Iranian Deputy Ambassador to the United Nations Es’haq Al-e Habib made the remarks on Friday at a Security Council meeting on the issue of Afghanistan’s relations with its Central Asia neighbors and the link between peace and security.

“Afghanistan has not become more secure in the wake of the US invasion,” he said. “The fact is that the invasion of Afghanistan, and basically any invasion in our region, has failed to improve the security situation.”

The Islamic Republic believes that Afghanistan should be turned into a place for international cooperation rather than rivalry, he added.

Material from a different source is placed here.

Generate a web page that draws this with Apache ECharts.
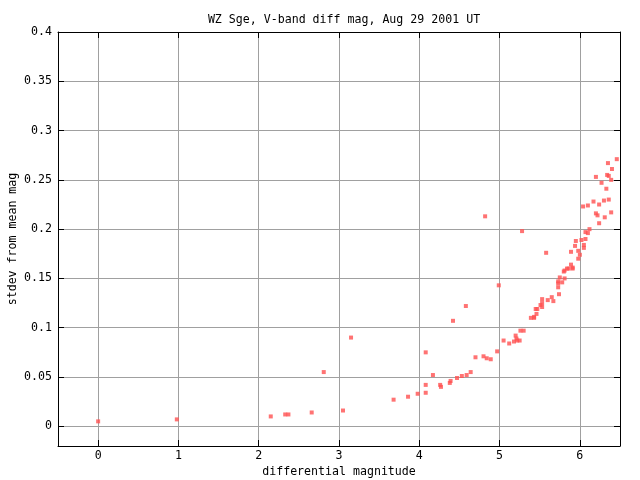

“In the world today, peace, security and development cannot not be bound to a single country’s borders and can only be achieved within all-inclusive regional frameworks,” the Iranian envoy said.

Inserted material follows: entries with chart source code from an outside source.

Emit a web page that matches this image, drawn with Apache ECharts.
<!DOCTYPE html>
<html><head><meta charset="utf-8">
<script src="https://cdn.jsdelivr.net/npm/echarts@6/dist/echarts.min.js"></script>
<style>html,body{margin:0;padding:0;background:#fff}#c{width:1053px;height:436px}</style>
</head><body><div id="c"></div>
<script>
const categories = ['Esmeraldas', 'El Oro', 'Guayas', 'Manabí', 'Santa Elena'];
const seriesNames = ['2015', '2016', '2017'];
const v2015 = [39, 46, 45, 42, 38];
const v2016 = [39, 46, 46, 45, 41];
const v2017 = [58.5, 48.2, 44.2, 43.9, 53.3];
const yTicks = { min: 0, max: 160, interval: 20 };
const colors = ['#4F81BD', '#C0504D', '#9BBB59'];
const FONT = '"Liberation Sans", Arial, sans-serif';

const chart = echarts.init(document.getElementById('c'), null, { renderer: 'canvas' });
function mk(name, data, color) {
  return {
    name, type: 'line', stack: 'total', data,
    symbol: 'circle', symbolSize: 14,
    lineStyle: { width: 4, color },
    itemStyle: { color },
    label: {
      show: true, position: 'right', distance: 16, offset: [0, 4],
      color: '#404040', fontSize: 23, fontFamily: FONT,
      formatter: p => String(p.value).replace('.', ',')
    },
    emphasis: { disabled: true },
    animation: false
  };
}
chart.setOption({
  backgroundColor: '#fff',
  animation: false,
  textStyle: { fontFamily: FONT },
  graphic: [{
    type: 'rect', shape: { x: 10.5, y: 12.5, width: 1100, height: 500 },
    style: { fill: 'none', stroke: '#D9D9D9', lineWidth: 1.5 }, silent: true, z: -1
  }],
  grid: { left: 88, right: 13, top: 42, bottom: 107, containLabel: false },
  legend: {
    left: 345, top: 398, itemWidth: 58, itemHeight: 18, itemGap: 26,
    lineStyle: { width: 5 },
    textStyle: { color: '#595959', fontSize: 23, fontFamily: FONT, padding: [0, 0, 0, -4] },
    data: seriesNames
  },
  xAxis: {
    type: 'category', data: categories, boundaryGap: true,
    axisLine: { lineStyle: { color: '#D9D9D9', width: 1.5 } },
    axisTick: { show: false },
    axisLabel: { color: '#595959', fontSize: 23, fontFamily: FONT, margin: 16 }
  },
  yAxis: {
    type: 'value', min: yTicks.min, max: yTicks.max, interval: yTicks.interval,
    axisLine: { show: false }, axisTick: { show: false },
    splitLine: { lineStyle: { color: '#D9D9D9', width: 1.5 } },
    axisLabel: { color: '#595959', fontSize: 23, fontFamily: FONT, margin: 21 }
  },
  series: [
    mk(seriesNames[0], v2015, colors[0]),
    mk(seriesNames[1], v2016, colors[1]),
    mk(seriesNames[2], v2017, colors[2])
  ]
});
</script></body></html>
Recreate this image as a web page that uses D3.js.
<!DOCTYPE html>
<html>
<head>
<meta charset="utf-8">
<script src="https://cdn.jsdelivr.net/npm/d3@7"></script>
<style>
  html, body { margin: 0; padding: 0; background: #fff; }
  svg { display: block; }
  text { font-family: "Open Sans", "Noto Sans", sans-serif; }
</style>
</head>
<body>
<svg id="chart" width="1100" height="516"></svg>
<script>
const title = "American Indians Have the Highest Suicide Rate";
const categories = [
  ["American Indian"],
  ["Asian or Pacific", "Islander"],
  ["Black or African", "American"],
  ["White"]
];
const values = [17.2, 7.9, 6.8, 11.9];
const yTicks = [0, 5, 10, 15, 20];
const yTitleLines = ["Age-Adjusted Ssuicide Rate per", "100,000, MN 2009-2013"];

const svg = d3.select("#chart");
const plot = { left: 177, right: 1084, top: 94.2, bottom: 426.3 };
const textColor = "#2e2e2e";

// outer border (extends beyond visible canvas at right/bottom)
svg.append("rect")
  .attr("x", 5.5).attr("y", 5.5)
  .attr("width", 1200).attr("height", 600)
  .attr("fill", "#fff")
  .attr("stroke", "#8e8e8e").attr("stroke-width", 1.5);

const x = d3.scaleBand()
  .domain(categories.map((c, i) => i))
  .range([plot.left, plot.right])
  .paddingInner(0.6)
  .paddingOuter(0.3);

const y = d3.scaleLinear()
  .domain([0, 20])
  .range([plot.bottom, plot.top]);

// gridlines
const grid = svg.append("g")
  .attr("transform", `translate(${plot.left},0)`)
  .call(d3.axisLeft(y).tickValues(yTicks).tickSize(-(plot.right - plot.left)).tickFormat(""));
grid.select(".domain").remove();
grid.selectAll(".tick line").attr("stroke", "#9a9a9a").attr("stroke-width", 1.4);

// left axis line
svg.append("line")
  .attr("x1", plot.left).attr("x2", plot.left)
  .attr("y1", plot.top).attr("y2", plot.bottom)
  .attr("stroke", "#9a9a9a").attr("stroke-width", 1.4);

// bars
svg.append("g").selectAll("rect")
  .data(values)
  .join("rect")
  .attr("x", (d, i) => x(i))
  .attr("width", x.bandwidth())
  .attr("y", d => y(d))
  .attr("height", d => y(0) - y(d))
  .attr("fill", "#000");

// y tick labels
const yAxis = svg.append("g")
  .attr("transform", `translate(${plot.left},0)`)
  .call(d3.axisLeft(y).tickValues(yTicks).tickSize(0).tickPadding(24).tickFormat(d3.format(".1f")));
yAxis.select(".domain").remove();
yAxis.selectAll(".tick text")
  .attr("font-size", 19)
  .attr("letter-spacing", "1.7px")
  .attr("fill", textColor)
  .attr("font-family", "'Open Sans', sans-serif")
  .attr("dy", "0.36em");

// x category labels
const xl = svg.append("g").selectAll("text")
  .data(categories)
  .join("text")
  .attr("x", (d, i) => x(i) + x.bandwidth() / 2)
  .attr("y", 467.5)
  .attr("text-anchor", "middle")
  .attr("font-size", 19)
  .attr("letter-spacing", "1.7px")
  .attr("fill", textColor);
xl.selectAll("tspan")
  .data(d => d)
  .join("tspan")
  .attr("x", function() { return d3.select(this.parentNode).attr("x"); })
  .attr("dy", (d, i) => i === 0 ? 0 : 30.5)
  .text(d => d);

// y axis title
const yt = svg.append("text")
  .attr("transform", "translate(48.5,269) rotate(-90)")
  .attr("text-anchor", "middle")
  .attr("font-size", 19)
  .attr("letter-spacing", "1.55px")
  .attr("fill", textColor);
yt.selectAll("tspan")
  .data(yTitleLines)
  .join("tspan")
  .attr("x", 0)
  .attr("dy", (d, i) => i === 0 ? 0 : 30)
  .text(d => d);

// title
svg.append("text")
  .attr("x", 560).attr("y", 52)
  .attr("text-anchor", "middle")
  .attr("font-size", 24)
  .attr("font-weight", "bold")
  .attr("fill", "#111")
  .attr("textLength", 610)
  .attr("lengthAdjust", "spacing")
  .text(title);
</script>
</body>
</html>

Al-e Habib further stressed that increasing economic cooperation with Afghanistan promotes the fight against terrorism.

Over the past decade, Iran has stressed the need for reinforcing economic ties with Afghanistan as an approach towards restoring regional peace, the official noted.

Iran has implemented more than 300 infrastructure projects in Afghanistan, worth about $500 million in total, and hosted millions of Afghan refugees over the past three decades, he pointed out.

Afghanistan’s Deputy Foreign Minister Hekmat Khalil Karzai (L) speaks with Iran’s Deputy Ambassador to the UN Es’haq Al-e Habib at a UN Security Council meeting on Afghanistan in New York on January 19, 2018. (Photo by AP)

 

The US and its allies invaded Afghanistan under the guise of the so-called war on terror. Some 17 years on, the local Taliban militant group has only boosted its campaign of violence across the country, targeting both civilians and security forces in bloody assaults.

More recently, Daesh terror group has also taken advantage of the chaos and established a foothold in eastern and northern Afghanistan.

The Takfiri outfit has stepped up its terror attacks in the war-torn country after losing its bases in Iraq and Syria despite the presence of thousands of foreign troops on Afghan soil.

Daesh elements heading to Afghanistan: Russia

During Friday’s meeting, Russian Foreign Minister Sergei Lavrov warned that surviving Daesh militants are fleeing from Syria to Central Asia and Afghanistan.

“Northern Afghanistan is turning into a foothold of international terrorism with the Afghan wing of ISIS (Daesh) in the lead,” Lavrov said, adding that the terror outfit is “forming a staging ground to carry out destructive plans in the region.”

The Russian foreign minister further raised concerns about drug production in Afghanistan that “saw an unprecedented growth” last year.

“Urgent measures are necessary to cut off this threat which fuels international terrorism, undermines countries’ stability, the health of the younger generation, triggers crime and corruption,” he said.

US, Pakistan trade barbs

The American and Pakistani officials engaged in a war of words during Friday’s meeting.

US Deputy Secretary of State John Sullivan said Washington can’t work with Pakistan if it continues to give sanctuary to “terrorist organizations.”

In response, Pakistan’s UN Ambassador Maleeha Lodi said that Afghanistan and its partners, especially the US, need to address “challenges inside Afghanistan rather than shift the onus for ending the conflict onto others.”

Washington-Islamabad ties sourced last August after the US accused Pakistan of providing a haven for extremist groups that carry out attacks in Afghanistan; an allegation rejected by Islamabad.